Educação Física é Jogo?

"Mestre, hoje é física ou bola?" Essa pergunta, muito ouvida por professores de Educação Física, leva-nos a uma série de reflexões. Por "física", os estudantes entendem que se trata de uma aula de ginástica, com uma série de exercícios, não muito bem assimilados, geralmente analíticos. "Bola", para eles, é um jogo - quase sempre futebol ou queimada - que, assim como a "física", são peças isoladas de um complicado quebra-cabeças difícil de montar. O jogo, no que interessa ao momento desta análise, não pode ser reduzido à idéia de "bola". Jogando, mais do que em qualquer outra atividade, as pessoas têm oportunidade de se reconstituírem como tais, reintegrando o cognitivo, psicomotor e afetivo-social num todo que muitos teimam em negar.

Seguramente, o jogo traduz a mais autêntica manifestação do ser humano. Apesar de não ficar restrito ao âmbito da Educação Física, nela, o jogo tem oportunidade de se manifestar em toda a sua plenitude. Por intermédio do jogo, as pessoas aprendem a se relacionar utilizando normas que emanam do próprio convívio, identificando espontânea e democraticamente a necessidade da elaboração de um código de direitos e deveres. Huizinga, filósofo holandês, em seu clássico Homo Ludens, aponta seis características do jogo que apóiam a busca de uma definição:

1) O jogo é uma atividade voluntária. Sujeito a ordens, deixa de ser jogo, podendo no máximo ser uma imitação forçada.

2) O jogo não é vida "corrente" nem vida "real". Trata-se de uma evasão para uma esfera temporária de atividade com orientação própria.

3) No jogo há algo em suspenso, o seu resultado é incerto. Sempre existe a possibilidade do êxito ou do fracasso.

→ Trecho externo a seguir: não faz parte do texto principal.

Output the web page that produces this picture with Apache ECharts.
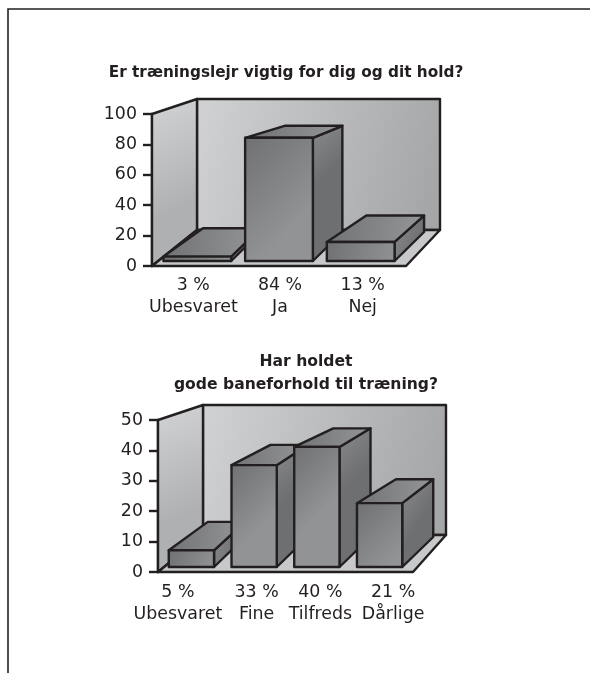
<!DOCTYPE html>
<html><head><meta charset="utf-8">
<style>html,body{margin:0;padding:0;background:#fff}#c{width:590px;height:673px}</style>
<script src="https://cdn.jsdelivr.net/npm/echarts@6/dist/echarts.min.js"></script>
</head><body><div id="c"></div>
<script>
const title1 = 'Er træningslejr vigtig for dig og dit hold?';
const categories1 = ['Ubesvaret', 'Ja', 'Nej'];
const percentLabels1 = ['3 %', '84 %', '13 %'];
const values1 = [3, 84, 13];
const ticks1 = {min: 0, max: 100, interval: 20};

const title2 = 'Har holdet\ngode baneforhold til træning?';
const categories2 = ['Ubesvaret', 'Fine', 'Tilfreds', 'Dårlige'];
const percentLabels2 = ['5 %', '33 %', '40 %', '21 %'];
const values2 = [5.5, 33.5, 39.5, 21];
const ticks2 = {min: 0, max: 50, interval: 10};

const INK = '#231f20';
const FONT = '"DejaVu Sans", sans-serif';
const FS = 17.4;
const grad = (a, b, y2) => ({type: 'linear', x: 0, y: 0, x2: 1, y2: y2 === undefined ? 1 : y2, colorStops: [{offset: 0, color: a}, {offset: 1, color: b}]});
const strokeStyle = fill => ({fill, stroke: INK, lineWidth: 2.4, lineJoin: 'round'});
const poly = (pts, fill) => ({type: 'polygon', shape: {points: pts}, style: strokeStyle(fill)});

function backdrop(depth) {
  return function (params) {
    const r = params.coordSys;
    const L = r.x, R = r.x + r.width, T = r.y, B = r.y + r.height;
    const bl = L + depth.dx, br = R + depth.dxRight, bt = T - depth.topDy, bb = B - depth.floorDy;
    return {type: 'group', children: [
      poly([[bl, bt], [br, bt], [br, bb], [bl, bb]], grad('#d0d2d4', '#a4a6a8', 0.5)),
      poly([[L, T], [bl, bt], [bl, bb], [L, B]], grad('#d2d4d6', '#aeb0b2', 0.6)),
      poly([[L, B], [bl, bb], [br, bb], [R, B]], '#c6c8ca')
    ]};
  };
}

function bar3d(depth) {
  return function (params, api) {
    const i = api.value(0), v = api.value(1);
    const r = params.coordSys;
    const mid = r.x + r.width / 2;
    const c = api.coord([i, 0]);
    const cx = mid + (c[0] - mid) * depth.shrink;
    const w = api.size([1, 0])[0] * depth.barWidth;
    const yb = c[1] - depth.lift;
    const yt = yb - api.size([0, v])[1] * depth.barScale;
    const l = cx - w / 2, rr = cx + w / 2;
    const dyBot = depth.barDy;
    const dyTop = dyBot - (yb - yt) * depth.taper;
    const lb = l + depth.barDxL, rb = rr + depth.barDxR;
    return {type: 'group', children: [
      poly([[rr, yt], [rb, yt - dyTop], [rb, yb - dyBot], [rr, yb]], grad('#8a8b8d', '#6e6f71', 0.25)),
      poly([[l, yt], [lb, yt - dyTop], [rb, yt - dyTop], [rr, yt]], grad('#707173', '#959698', 0.4)),
      poly([[l, yt], [rr, yt], [rr, yb], [l, yb]], grad('#6f7072', '#929395', w / Math.max(yb - yt, w)))
    ]};
  };
}

const depth1 = {dx: 45, dxRight: 34, topDy: 15, floorDy: 36, shrink: 0.965, barWidth: 0.8, lift: 5, barScale: 0.965, barDy: 29, taper: 0.138, barDxL: 39.5, barDxR: 29.5};
const depth2 = {dx: 45, dxRight: 33, topDy: 15, floorDy: 37, shrink: 0.984, barWidth: 0.71, lift: 5, barScale: 1, barDy: 30, taper: 0.095, barDxL: 39, barDxR: 31};

function xLabels(pcts, shifts, margin) {
  const rich = {};
  shifts.forEach((s, i) => {
    rich['s' + i] = {fontFamily: FONT, fontSize: FS, color: INK, lineHeight: 21.5,
      padding: s > 0 ? [0, 0, 0, 2 * s] : [0, -2 * s, 0, 0]};
  });
  return {
    margin, fontFamily: FONT, fontSize: FS, color: INK, interval: 0, hideOverlap: false,
    formatter: (val, i) => `{s${i}|${pcts[i]}}\n{s${i}|${val}}`, rich
  };
}
const yAxisOf = (ticks, idx) => ({
  type: 'value', gridIndex: idx, min: ticks.min, max: ticks.max, interval: ticks.interval,
  splitLine: {show: false},
  axisLine: {show: true, lineStyle: {color: INK, width: 2.4}},
  axisTick: {show: true, length: 9, lineStyle: {color: INK, width: 2.4}},
  axisLabel: {fontFamily: FONT, fontSize: FS, color: INK, margin: 15}
});
const xAxisOf = (cats, pcts, shifts, idx, margin) => ({
  type: 'category', gridIndex: idx, data: cats,
  axisLine: {show: false}, axisTick: {show: false},
  axisLabel: xLabels(pcts, shifts, margin)
});
const toPoints = vals => vals.map((v, i) => [i, v]);

const option = {
  animation: false,
  backgroundColor: '#fff',
  title: [
    {text: title1, left: 281, top: 61, textAlign: 'center',
     textStyle: {fontFamily: FONT, fontWeight: 'bold', fontSize: 15.3, color: INK}},
    {text: title2, left: 301, top: 345, textAlign: 'center',
     textStyle: {fontFamily: FONT, fontWeight: 'bold', fontSize: 15.6, color: INK, lineHeight: 23, align: 'center'}}
  ],
  grid: [
    {left: 152, top: 114, width: 254, height: 152},
    {left: 158, top: 420, width: 255, height: 152}
  ],
  xAxis: [xAxisOf(categories1, percentLabels1, [-1, 1, -1], 0, 9), xAxisOf(categories2, percentLabels2, [-12, 3, 3, 12], 1, 10)],
  yAxis: [yAxisOf(ticks1, 0), yAxisOf(ticks2, 1)],
  series: [
    {type: 'custom', xAxisIndex: 0, yAxisIndex: 0, data: [[0, 0]], z: 1, clip: false, renderItem: backdrop(depth1), silent: true},
    {type: 'custom', xAxisIndex: 0, yAxisIndex: 0, data: toPoints(values1), encode: {x: 0, y: 1}, z: 2, clip: false, renderItem: bar3d(depth1)},
    {type: 'custom', xAxisIndex: 1, yAxisIndex: 1, data: [[0, 0]], z: 1, clip: false, renderItem: backdrop(depth2), silent: true},
    {type: 'custom', xAxisIndex: 1, yAxisIndex: 1, data: toPoints(values2), encode: {x: 0, y: 1}, z: 2, clip: false, renderItem: bar3d(depth2)}
  ],
  graphic: [
    {type: 'polyline', silent: true, shape: {points: [[8, 673], [8, 9], [590, 9]]}, style: {stroke: '#222', lineWidth: 1.6, fill: null}}
  ]
};
const chart = echarts.init(document.getElementById('c'), null, {renderer: 'canvas'});
chart.setOption(option);
</script></body></html>
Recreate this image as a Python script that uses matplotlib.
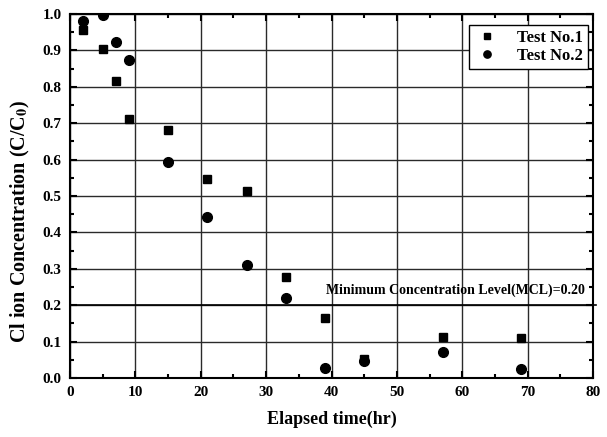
import numpy as np
import matplotlib
matplotlib.use("Agg")
from matplotlib import pyplot as plt
from matplotlib.ticker import MultipleLocator

plt.rcParams["font.family"] = ["Liberation Serif", "DejaVu Serif"]
plt.rcParams["font.weight"] = "bold"
plt.rcParams["mathtext.fontset"] = "stix"

# elapsed time (hr) and normalised Cl ion concentration C/C0
time_hr = [2, 5, 7, 9, 15, 21, 27, 33, 39, 45, 57, 69]
test1 = [0.956, 0.903, 0.815, 0.712, 0.682, 0.548, 0.514, 0.277, 0.164, 0.053, 0.113, 0.109]
test2 = [0.982, 0.997, 0.923, 0.874, 0.594, 0.443, 0.310, 0.221, 0.028, 0.048, 0.071, 0.024]
mcl = 0.20


def main():
    fig = plt.figure(figsize=(6.07, 4.37), dpi=100)
    ax = fig.add_axes([70 / 607, 1 - 378 / 437, 523 / 607, 364 / 437])

    ax.plot(time_hr, test1, "s", color="black", markersize=6, label="Test No.1", zorder=5)
    ax.plot(time_hr, test2, "o", color="black", markersize=7, label="Test No.2", zorder=5)

    ax.set_xlim(0, 80)
    ax.set_ylim(0, 1.0)
    ax.xaxis.set_major_locator(MultipleLocator(10))
    ax.xaxis.set_minor_locator(MultipleLocator(5))
    ax.yaxis.set_major_locator(MultipleLocator(0.1))
    ax.yaxis.set_minor_locator(MultipleLocator(0.05))
    ax.yaxis.set_major_formatter(matplotlib.ticker.FormatStrFormatter("%.1f"))

    ax.grid(True, which="major", color="#2a2a2a", linewidth=1.0)
    # MCL line runs a little past the right spine
    ax.axhline(mcl, xmax=1.006, color="black", linewidth=1.2, zorder=3, clip_on=False)
    ax.text(58.9, 0.24, "Minimum Concentration Level(MCL)=%.2f" % mcl,
            ha="center", va="center", fontsize=10, fontweight="bold", zorder=4)

    ax.tick_params(which="both", direction="in", top=True, right=True, width=1.5)
    ax.tick_params(which="major", length=5, labelsize=11, pad=6)
    ax.tick_params(which="minor", length=3)
    for s in ax.spines.values():
        s.set_linewidth(1.5)
    for lbl in ax.get_xticklabels() + ax.get_yticklabels():
        lbl.set_fontweight("bold")

    ax.set_xlabel("Elapsed time(hr)", fontsize=13, fontweight="bold", labelpad=8)
    ax.set_ylabel(r"Cl ion Concentration (C/C$_\mathbf{0}$)", fontsize=14.5,
                  fontweight="bold")
    ax.yaxis.set_label_coords(-0.073, 0.43)

    leg = ax.legend(loc="upper right", bbox_to_anchor=(0.9904, 0.9698),
                    borderaxespad=0, fontsize=12, frameon=True, fancybox=False,
                    handletextpad=1.0, borderpad=0.3, handlelength=1.6,
                    markerscale=0.75, labelspacing=0.1)
    leg.get_frame().set_edgecolor("black")
    leg.get_frame().set_linewidth(1.0)
    leg.get_frame().set_alpha(1)
    for t in leg.get_texts():
        t.set_fontweight("bold")

    plt.savefig("out.png", dpi=100)


if __name__ == "__main__":
    main()
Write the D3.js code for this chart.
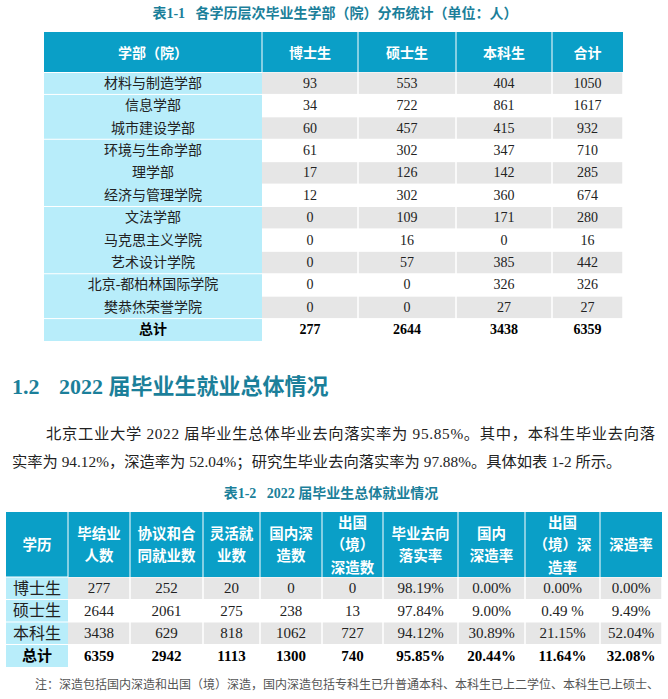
<!DOCTYPE html>
<html><head><meta charset="utf-8">
<script src="https://cdn.jsdelivr.net/npm/d3@7"></script>
<style>
html,body{margin:0;padding:0;background:#fff;}
svg{display:block;}
</style></head>
<body>
<script>
// ---------- Table 1 data ----------
const header1 = ["学部（院）", "博士生", "硕士生", "本科生", "合计"];
const depts = ["材料与制造学部", "信息学部", "城市建设学部", "环境与生命学部", "理学部", "经济与管理学院", "文法学部", "马克思主义学院", "艺术设计学院", "北京-都柏林国际学院", "樊恭烋荣誉学院"];
const phd1 = [93, 34, 60, 61, 17, 12, 0, 0, 0, 0, 0];
const master1 = [553, 722, 457, 302, 126, 302, 109, 16, 57, 0, 0];
const bachelor1 = [404, 861, 415, 347, 142, 360, 171, 0, 385, 326, 27];
const sum1 = [1050, 1617, 932, 710, 285, 674, 280, 16, 442, 326, 27];
const totalLabel = "总计";
const totals1 = [277, 2644, 3438, 6359];

// ---------- Table 2 data ----------
const header2 = [["学历"], ["毕结业", "人数"], ["协议和合", "同就业数"], ["灵活就", "业数"], ["国内深", "造数"], ["出国", "（境）", "深造数"], ["毕业去向", "落实率"], ["国内", "深造率"], ["出国", "（境）深", "造率"], ["深造率"]];
const levels = ["博士生", "硕士生", "本科生"];
const graduates = [277, 2644, 3438];
const contracted = [252, 2061, 629];
const flexible = [20, 275, 818];
const domesticStudy = [0, 238, 1062];
const abroadStudy = [0, 13, 727];
const placementRate = ["98.19%", "97.84%", "94.12%"];
const domesticRate = ["0.00%", "9.00%", "30.89%"];
const abroadRate = ["0.00%", "0.49 %", "21.15%"];
const furtherRate = ["0.00%", "9.49%", "52.04%"];
const totals2 = ["6359", "2942", "1113", "1300", "740", "95.85%", "20.44%", "11.64%", "32.08%"];

// ---------- Texts ----------
const title1 = "表1-1   各学历层次毕业生学部（院）分布统计（单位：人）";
const sectionNo = "1.2";
const sectionTitle = "2022 届毕业生就业总体情况";
const para1 = "北京工业大学 2022 届毕业生总体毕业去向落实率为 95.85%。其中，本科生毕业去向落";
const para2 = "实率为 94.12%，深造率为 52.04%；研究生毕业去向落实率为 97.88%。具体如表 1-2 所示。";
const title2 = "表1-2   2022 届毕业生总体就业情况";
const note = "注：深造包括国内深造和出国（境）深造，国内深造包括专科生已升普通本科、本科生已上二学位、本科生已上硕士、";

// ---------- Style ----------
const W = 668, H = 699;
const C_HEAD = "#0a9fc7", C_FIRST = "#b8edfa", C_GRAY = "#e6e6e6", C_TEAL = "#1b7f9a", C_TEXT = "#222";
const FONT = "'Liberation Serif','Noto Sans CJK SC',serif";
const FONT_B = "'Liberation Serif','Noto Sans CJK SC',sans-serif";

const svg = d3.select("body").append("svg").attr("width", W).attr("height", H)
  .style("font-family", FONT);
svg.append("rect").attr("width", W).attr("height", H).attr("fill", "#fff");

function txt(g, x, y, s, size, opts = {}) {
  return g.append("text").attr("x", x).attr("y", y)
    .attr("text-anchor", opts.anchor || "middle")
    .attr("dominant-baseline", "central")
    .attr("font-size", size)
    .attr("font-weight", opts.bold ? 700 : 400)
    .attr("fill", opts.fill || C_TEXT)
    .style("font-family", opts.bold ? FONT_B : FONT)
    .text(s);
}

// ---------- Table 1 ----------
txt(svg, 335, 13, title1, 14, { bold: true, fill: C_TEAL }).style("white-space", "pre");

const edges1 = [44, 262, 358, 456, 552, 623];
const x1 = d3.scaleOrdinal().domain(d3.range(5)).range(edges1.slice(0, 5));
const w1 = i => edges1[i + 1] - edges1[i];
const rows1 = depts.map((d, i) => [d, phd1[i], master1[i], bachelor1[i], sum1[i]]);
rows1.push([totalLabel, ...totals1]);
const y1 = d3.scaleBand().domain(d3.range(rows1.length)).range([72, 341]);

const t1 = svg.append("g");
t1.append("rect").attr("x", edges1[0]).attr("y", 32).attr("width", edges1[5] - edges1[0]).attr("height", 40).attr("fill", C_HEAD);
header1.forEach((h, i) => {
  if (i > 0) t1.append("rect").attr("x", x1(i) - 0.5).attr("y", 32).attr("width", 1).attr("height", 40).attr("fill", "#fff");
  txt(t1, x1(i) + w1(i) / 2, 53, h, 14, { bold: true, fill: "#fff" });
});
t1.append("rect").attr("x", edges1[0]).attr("y", y1(0)).attr("width", w1(0)).attr("height", y1.range()[1] - y1(0)).attr("fill", C_FIRST);
rows1.forEach((r, i) => {
  if (i % 2 === 0 && i < rows1.length - 1) {
    for (let c = 1; c < 5; c++) {
      t1.append("rect").attr("x", x1(c) + (c === 1 ? 0 : 0.75)).attr("y", y1(i) + 0.5)
        .attr("width", w1(c) - (c === 1 ? 0.75 : 1.5)).attr("height", y1.bandwidth() - 1).attr("fill", C_GRAY);
    }
  }
});
[1, 3, 6, 9, 11].forEach(i => {
  t1.append("rect").attr("x", edges1[0]).attr("y", y1(i) - 0.5).attr("width", w1(0)).attr("height", 1).attr("fill", "#fff");
});
t1.append("rect").attr("x", edges1[0]).attr("y", 72).attr("width", w1(0)).attr("height", 1).attr("fill", "#fff");
rows1.forEach((r, i) => {
  const bold = i === rows1.length - 1;
  r.forEach((v, c) => {
    txt(t1, x1(c) + w1(c) / 2, y1(i) + y1.bandwidth() / 2, String(v), 14, { bold, fill: bold ? "#000" : "#222" });
  });
});

// ---------- Section 1.2 ----------
txt(svg, 12, 386, sectionNo, 22, { anchor: "start", bold: true, fill: C_TEAL });
txt(svg, 59, 386, sectionTitle, 22, { anchor: "start", bold: true, fill: C_TEAL });
txt(svg, 46, 433, para1, 15.3, { anchor: "start" }).attr("textLength", 609).attr("lengthAdjust", "spacing");
txt(svg, 12, 461, para2, 15.3, { anchor: "start" });
txt(svg, 331, 493, title2, 14, { bold: true, fill: C_TEAL }).style("white-space", "pre");

// ---------- Table 2 ----------
const edges2 = [6, 68, 130, 203, 260, 322, 383, 458, 525, 600, 662];
const x2 = d3.scaleOrdinal().domain(d3.range(10)).range(edges2.slice(0, 10));
const w2 = i => edges2[i + 1] - edges2[i];
const rows2 = levels.map((l, i) => [l, graduates[i], contracted[i], flexible[i], domesticStudy[i], abroadStudy[i], placementRate[i], domesticRate[i], abroadRate[i], furtherRate[i]]);
rows2.push([totalLabel, ...totals2]);
const y2 = d3.scaleBand().domain(d3.range(rows2.length)).range([577, 667]);

const t2 = svg.append("g");
t2.append("rect").attr("x", edges2[0]).attr("y", 512).attr("width", edges2[10] - edges2[0]).attr("height", 65).attr("fill", C_HEAD);
header2.forEach((lines, i) => {
  if (i > 0) t2.append("rect").attr("x", x2(i) - 0.5).attr("y", 512).attr("width", 1).attr("height", 65).attr("fill", "#fff");
  const n = lines.length, cy = 545, lh = 22.5;
  lines.forEach((s, k) => {
    txt(t2, x2(i) + w2(i) / 2, cy + (k - (n - 1) / 2) * lh, s, 14.5, { bold: true, fill: "#fff" });
  });
});
t2.append("rect").attr("x", edges2[0]).attr("y", 577).attr("width", w2(0)).attr("height", 90).attr("fill", C_FIRST);
rows2.forEach((r, i) => {
  if (i % 2 === 0 && i < rows2.length - 1) {
    for (let c = 1; c < 10; c++) {
      t2.append("rect").attr("x", x2(c) + (c === 1 ? 0 : 0.75)).attr("y", y2(i) + 0.5)
        .attr("width", w2(c) - (c === 1 ? 0.75 : 1.5)).attr("height", y2.bandwidth() - 1).attr("fill", C_GRAY);
    }
  }
});
d3.range(4).forEach(i => {
  t2.append("rect").attr("x", edges2[0]).attr("y", y2(i) - 0.5).attr("width", w2(0)).attr("height", 1).attr("fill", "#fff");
});
rows2.forEach((r, i) => {
  const bold = i === rows2.length - 1;
  r.forEach((v, c) => {
    txt(t2, x2(c) + w2(c) / 2, y2(i) + y2.bandwidth() / 2, String(v), c === 0 && !bold ? 16 : 15, { bold, fill: bold ? "#000" : "#222" });
  });
});

// ---------- Note ----------
txt(svg, 35, 685, note, 12, { anchor: "start", fill: "#555" });
</script>
</body></html>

4) O jogo cria ordem e é ordem. Introduz na confusão da vida e na imperfeição do mundo uma perfeição temporária e limitada, exigindo uma ordem suprema e absoluta.

5) O jogo é praticado dentro de certos limites próprios de espaço e de tempo.

6) O jogo cria a sociabilidade, o partilhar algo importante, conservando a sua magia para além da duração do jogo.

Extraindo idéias-chaves dessas características, podemos afirmar que o jogo é "toda a ação livre, desenvolvida dentro de certos limites de tempo e espaço, não fazendo parte da vida ordinária e que, contendo algo de incerto, cria a ordem e estimula a sociabilização".

São incontáveis os estudos que se dedicaram a uma análise profunda do jogo. Aqueles ligados à psicologia infantil são os que encontram maior campo de aplicação na Educação Física. Os jogos passam a integrar os currículos escolares sem a conotação de simples passatempo inconseqüente. Muito pelo contrário, adquirem um lugar de destaque. As atividades em forma de jogo são as que mais podem facilitar o desenvolvimento da criança, em virtude da riqueza de oportunidades que o lúdico oferece. O jogo é um recurso metodológico capaz de propiciar uma aprendizagem espontânea e natural. Concorre para a descoberta e minimiza a atmosfera predominantemente artificial e tecnicista que impera nos meios educacionais. Estimula a crítica, a criatividade, a sociabilização e a socialização, sendo, portanto, reconhecido como uma das atividades mais significativas - senão a mais significativa - pelo seu conteúdo pedagógico-social.

A partir de um determinado instante, o jogo pode perder as suas características de atividade livre, com o aparecimento de regulamentos rígidos que, pouco a pouco, vão cristalizando a sua espontaneidade original. A universalização dessas regras - agora impostas - e a burocratização estabelecida por federações e confederações transformam a atividade do jogo em esporte.